Additionally, traceability becomes a major advantage in industries where compliance matters. If you can quickly identify the batches used, the product journey, and the impact of a nonconformity, you reduce both operational risk and the cost of corrective actions.
Where Most ERP Projects Fail
One of the most expensive mistakes is choosing a solution based only on the initial price, without evaluating total cost of ownership and actual business fit. A project that initially seems cheaper can become more expensive if it requires excessive customization, if users struggle to adopt it, or if it does not support critical processes.
Another mistake is trying to replicate every old habit inside the new system. An ERP should not simply digitalize existing disorder. It should standardize and discipline processes where that creates better outcomes. Of course, some businesses require specific configurations or developments, but these should be economically justified, not maintained purely out of inertia.
There is also the issue of insufficient management involvement. In manufacturing, an ERP changes the way multiple departments work simultaneously. Without clear decisions, aligned priorities, and properly distributed responsibilities, the project risks remaining only a technical implementation with no real business impact.

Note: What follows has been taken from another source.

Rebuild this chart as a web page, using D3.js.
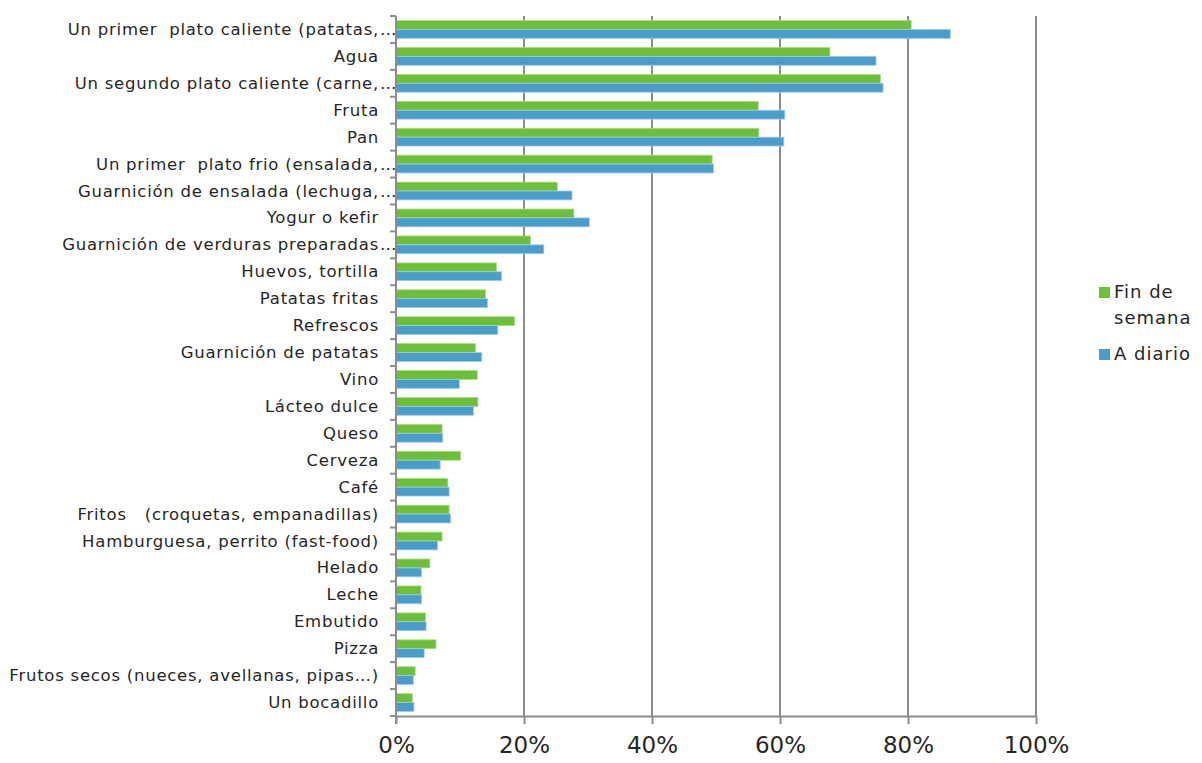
<!DOCTYPE html>
<html>
<head>
<meta charset="utf-8">
<script src="https://cdn.jsdelivr.net/npm/d3@7"></script>
<style>
  html, body { margin: 0; padding: 0; background: #fff; }
  svg { display: block; }
  text { font-family: "DejaVu Sans", sans-serif; fill: #262626; white-space: pre; }
</style>
</head>
<body>
<svg id="chart" width="1202" height="763"></svg>
<script>
// ---- data ----
const categories = [
  "Un primer  plato caliente (patatas,…",
  "Agua",
  "Un segundo plato caliente (carne,…",
  "Fruta",
  "Pan",
  "Un primer  plato frio (ensalada,…",
  "Guarnición de ensalada (lechuga,…",
  "Yogur o kefir",
  "Guarnición de verduras preparadas…",
  "Huevos, tortilla",
  "Patatas fritas",
  "Refrescos",
  "Guarnición de patatas",
  "Vino",
  "Lácteo dulce",
  "Queso",
  "Cerveza",
  "Café",
  "Fritos   (croquetas, empanadillas)",
  "Hamburguesa, perrito (fast-food)",
  "Helado",
  "Leche",
  "Embutido",
  "Pizza",
  "Frutos secos (nueces, avellanas, pipas…)",
  "Un bocadillo"
];
const finDeSemana = [80.5, 67.8, 75.7, 56.6, 56.7, 49.4, 25.2, 27.8, 21.0, 15.7, 14.0, 18.5, 12.4, 12.7, 12.8, 7.2, 10.1, 8.1, 8.3, 7.2, 5.3, 3.9, 4.6, 6.25, 3.0, 2.55];
const aDiario     = [86.6, 75.0, 76.1, 60.75, 60.6, 49.6, 27.5, 30.2, 23.1, 16.5, 14.3, 15.9, 13.4, 9.9, 12.1, 7.3, 6.9, 8.3, 8.5, 6.5, 4.0, 4.0, 4.7, 4.4, 2.7, 2.8];
const xTicks = [0, 20, 40, 60, 80, 100];
const seriesNames = ["Fin de\nsemana", "A diario"];
const seriesColors = ["#6dbf38", "#4a9ccb"];

// ---- layout ----
const svg = d3.select("#chart");
const x0 = 396, x1 = 1036, yTop = 16, yBot = 716;
const x = d3.scaleLinear().domain([0, 100]).range([x0, x1]);
const y = d3.scaleBand().domain(categories).range([yTop, yBot]).padding(0);
const bw = y.bandwidth();
const gridColor = "#8c8c8c";

// gridlines
svg.append("g").selectAll("line").data(xTicks.filter(d => d > 0)).join("line")
  .attr("x1", d => x(d)).attr("x2", d => x(d))
  .attr("y1", yTop).attr("y2", yBot)
  .attr("stroke", gridColor).attr("stroke-width", 2);

// bars
const rows = categories.map((c, i) => ({ c, f: finDeSemana[i], a: aDiario[i] }));
const gBars = svg.append("g");
gBars.selectAll("rect.f").data(rows).join("rect").attr("class", "f")
  .attr("x", x(0)).attr("y", d => y(d.c) + bw * 0.17)
  .attr("width", d => x(d.f) - x(0)).attr("height", bw * 0.33)
  .attr("fill", seriesColors[0]).attr("stroke", "#a9dc8a").attr("stroke-width", 0.8);
gBars.selectAll("rect.a").data(rows).join("rect").attr("class", "a")
  .attr("x", x(0)).attr("y", d => y(d.c) + bw * 0.5)
  .attr("width", d => x(d.a) - x(0)).attr("height", bw * 0.33)
  .attr("fill", seriesColors[1]).attr("stroke", "#9dcbe6").attr("stroke-width", 0.8);

// left axis
const gL = svg.append("g");
gL.append("line").attr("x1", x0).attr("x2", x0).attr("y1", yTop).attr("y2", yBot + 8)
  .attr("stroke", gridColor).attr("stroke-width", 2);
const bounds = categories.map(c => y(c)).concat([yBot]);
gL.selectAll("line.t").data(bounds).join("line").attr("class", "t")
  .attr("x1", x0 - 6).attr("x2", x0).attr("y1", d => d).attr("y2", d => d)
  .attr("stroke", gridColor).attr("stroke-width", 2);

// category labels (ellipsis overflows the alignment edge)
const labX = 379;
const labStyle = sel => sel.attr("font-size", 16.5).attr("letter-spacing", 0.75);
categories.forEach(c => {
  const cy = y(c) + bw / 2 + 5.5;
  const ell = c.endsWith("…") && !c.endsWith("…)");
  const main = ell ? c.slice(0, -1) : c;
  svg.append("text").attr("x", labX).attr("y", cy).attr("text-anchor", "end").call(labStyle).text(main);
  if (ell) svg.append("text").attr("x", labX + 1).attr("y", cy).call(labStyle).text("…");
});

// bottom axis
const axB = d3.axisBottom(x).tickValues(xTicks).tickSize(8).tickSizeOuter(0).tickFormat(d => d + "%");
const gB = svg.append("g").attr("transform", `translate(0,${yBot})`).call(axB);
gB.select(".domain").attr("stroke", gridColor).attr("stroke-width", 2);
gB.selectAll(".tick line").attr("stroke", gridColor).attr("stroke-width", 2);
gB.selectAll(".tick text").attr("font-size", 23).attr("font-family", "DejaVu Sans")
  .attr("fill", "#262626").attr("dy", "1.15em");

// legend
const lg = svg.append("g");
const legY = [287, 349];
seriesNames.forEach((n, i) => {
  lg.append("rect").attr("x", 1099).attr("y", legY[i]).attr("width", 11).attr("height", 11).attr("fill", seriesColors[i]);
  n.split("\n").forEach((line, j) => {
    lg.append("text").attr("x", 1114).attr("y", legY[i] + 11 + j * 26)
      .attr("font-size", 18).attr("letter-spacing", 1).text(line);
  });
});
</script>
</body>
</html>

Why the Implementation Partner Matters Almost as Much as the Solution
In practice, the difference between a successful project and a stalled one often comes from the quality of the implementation partner, not just the software itself. A team that understands manufacturing processes can correctly translate operational needs into relevant configurations, workflows, and KPIs. A team that delivers only functionality without business context will leave behind a system used only partially.

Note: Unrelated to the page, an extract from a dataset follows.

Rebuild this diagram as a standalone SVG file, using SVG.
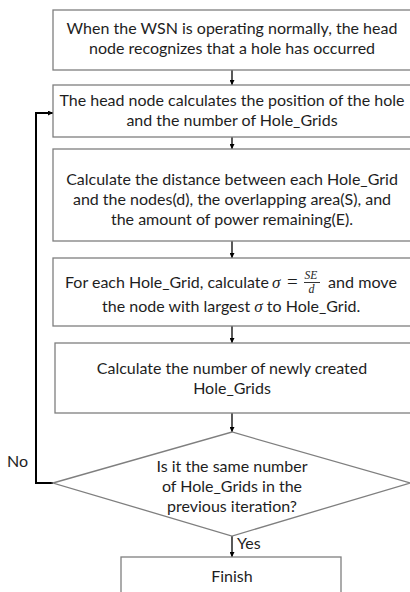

A good partner asks difficult questions early on. How are costs calculated? Where do deviations appear? What does an urgent order actually mean inside the factory? How disciplined is inventory management? Which reports influence decisions rather than simply provide information? These questions reduce implementation risk and increase the chances of measurable results.
In SAP Business One manufacturing projects, value appears when the solution is aligned with real operational processes and supported by analysis, configuration, integration, training, and post-go-live support. This is where the difference is made between simply installing a system and delivering an operational transformation. Serra Software approaches these projects as complete processes focused on control, productivity, and continuous improvement.

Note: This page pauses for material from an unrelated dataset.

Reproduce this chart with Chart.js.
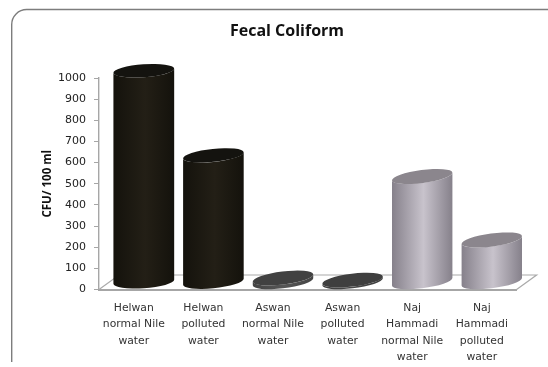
<!DOCTYPE html>
<html>
<head>
<meta charset="utf-8">
<style>
html,body{margin:0;padding:0;background:#fff}
#wrap{width:548px;height:367px;position:relative}
</style>
<script src="https://cdn.jsdelivr.net/npm/chart.js@4"></script>
</head>
<body>
<div id="wrap"><canvas id="c" width="548" height="367"></canvas></div>
<script>
// Fecal coliform counts per sampling site
const categories = [
  ["Helwan", "normal Nile", "water"],
  ["Helwan", "polluted", "water"],
  ["Aswan", "normal Nile", "water"],
  ["Aswan", "polluted", "water"],
  ["Naj", "Hammadi", "normal Nile", "water"],
  ["Naj", "Hammadi", "polluted", "water"]
];
const cfuCounts = [1000, 600, 20, 10, 500, 200];
const yTicks = [0, 100, 200, 300, 400, 500, 600, 700, 800, 900, 1000];

// Cylinder shading per bar: edge, centre, top cap
const edgeColors = ["#14120c", "#14120c", "#444444", "#3e3e3e", "#85808a", "#85808a"];
const midColors  = ["#231f16", "#231f16", "#565656", "#484848", "#c8c3cc", "#c8c3cc"];
const capColors  = ["#14130f", "#14130f", "#414141", "#3f3f3f", "#8b868d", "#8b868d"];
// Ellipse tilt grows toward the right of the perspective view
const tiltDegrees = [-4, -6, -7, -7, -7.5, -7.5];

const DEPTH_X = 20, DEPTH_Y = 14.5;   // receding offset of the 3D floor
const RY = 6.5;

// Rounded frame open on the right and bottom, plus the floor plane
const framePlugin = {
  id: "frame",
  beforeDraw(chart) {
    const ctx = chart.ctx;
    ctx.save();
    ctx.strokeStyle = "#7d7d7d";
    ctx.lineWidth = 1.4;
    ctx.beginPath();
    ctx.moveTo(11.7, 362);
    ctx.lineTo(11.7, 25);
    ctx.arcTo(11.7, 9.5, 27, 9.5, 15);
    ctx.lineTo(548, 9.5);
    ctx.stroke();
    ctx.restore();
  },
  beforeDatasetsDraw(chart) {
    const { ctx, chartArea: a } = chart;
    ctx.save();
    ctx.strokeStyle = "#aaaaaa";
    ctx.lineWidth = 1.2;
    ctx.beginPath();
    ctx.moveTo(a.left, a.bottom);
    ctx.lineTo(a.left + DEPTH_X, a.bottom - DEPTH_Y);
    ctx.lineTo(a.right + DEPTH_X, a.bottom - DEPTH_Y);
    ctx.lineTo(a.right, a.bottom);
    ctx.stroke();
    ctx.restore();
  },
  afterLayout(chart) {
    // centre the title over the plot including its depth
    const t = chart.titleBlock;
    t.left += 10.7;
    t.right += 10.7;
  }
};

// Draws each bar element as a cylinder standing on the floor plane
const cylinderPlugin = {
  id: "cylinders",
  beforeDatasetDraw(chart, args) {
    const ctx = chart.ctx;
    args.meta.data.forEach((bar, i) => {
      const cx = bar.x + DEPTH_X / 2;
      const rx = bar.width / 2;
      const baseY = bar.base - DEPTH_Y / 2;
      const topY = bar.y - DEPTH_Y / 2;
      const tilt = tiltDegrees[i] * Math.PI / 180;
      const t0 = Math.atan(-(RY / rx) * Math.tan(tilt));
      const g = ctx.createLinearGradient(cx - rx, 0, cx + rx, 0);
      g.addColorStop(0, edgeColors[i]);
      g.addColorStop(0.52, midColors[i]);
      g.addColorStop(1, edgeColors[i]);
      ctx.save();
      ctx.fillStyle = g;
      ctx.beginPath();
      ctx.ellipse(cx, baseY, rx, RY, tilt, t0, t0 + Math.PI, false);
      ctx.ellipse(cx, topY, rx, RY, tilt, t0 + Math.PI, t0, true);
      ctx.closePath();
      ctx.fill();
      ctx.fillStyle = capColors[i];
      ctx.beginPath();
      ctx.ellipse(cx, topY, rx, RY, tilt, 0, Math.PI * 2);
      ctx.fill();
      ctx.restore();
    });
    return false;
  }
};

new Chart(document.getElementById("c"), {
  type: "bar",
  plugins: [framePlugin, cylinderPlugin],
  data: {
    labels: categories,
    datasets: [{
      label: "Fecal Coliform",
      data: cfuCounts,
      backgroundColor: capColors,
      categoryPercentage: 0.875,
      barPercentage: 1
    }]
  },
  options: {
    responsive: false,
    animation: false,
    layout: { padding: { left: 36, right: 31.4, top: 0, bottom: 0 } },
    plugins: {
      legend: { display: false },
      tooltip: { enabled: false },
      title: {
        display: true,
        text: "Fecal Coliform",
        color: "#111111",
        font: { family: "'Open Sans'", size: 16, weight: "bold", lineHeight: 1.2 },
        padding: { top: 21.4, bottom: 37.4 }
      }
    },
    scales: {
      x: {
        afterFit(s) { s.height = 77.5; },
        grid: { display: false, drawTicks: false },
        border: { color: "#a6a6a6", width: 2 },
        ticks: {
          color: "#333333",
          font: { family: "'DejaVu Sans'", size: 10.8, lineHeight: 1.53 },
          padding: 10,
          maxRotation: 0,
          autoSkip: false
        }
      },
      y: {
        min: 0,
        max: 1000,
        afterFit(s) { s.width = 63; },
        afterBuildTicks(s) { s.ticks = yTicks.map(v => ({ value: v })); },
        grid: { display: true, drawOnChartArea: false, drawTicks: true, tickLength: 5, color: "#a6a6a6" },
        border: { color: "#a6a6a6", width: 1.4 },
        ticks: {
          color: "#222222",
          font: { family: "'DejaVu Sans'", size: 11 },
          padding: 8,
          callback: v => String(v)
        },
        title: {
          display: true,
          text: "CFU/ 100 ml",
          color: "#111111",
          font: { family: "'Open Sans'", size: 11.5, weight: "bold" },
          padding: { top: 4.5, bottom: 0 }
        }
      }
    }
  }
});
</script>
</body>
</html>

What You Should Request Before Making the Final Decision
Ask for scenarios based on your actual workflows, not generic presentations. If your company has discrete manufacturing, batch traceability, multiple warehouses, or significant indirect costs, these aspects should be discussed concretely. Request clarity regarding project stages, responsibilities, risks, timelines, and how success will be measured after go-live.
It is also useful to understand what an ERP cannot solve on its own. If the initial data is poor, if processes are not clearly owned, or if operational discipline is missing, the system cannot compensate for these weaknesses indefinitely. What it can do is help you identify and correct them faster within a much more controlled framework.
For a growing manufacturing company, the real question is not whether digitalization is necessary. The question is how long the business can still afford to operate without real visibility, clear costs, and a solid foundation for decision-making. A correctly chosen ERP solution for manufacturing does not just organize today’s operations. It gives the company the space it needs to grow without losing control tomorrow.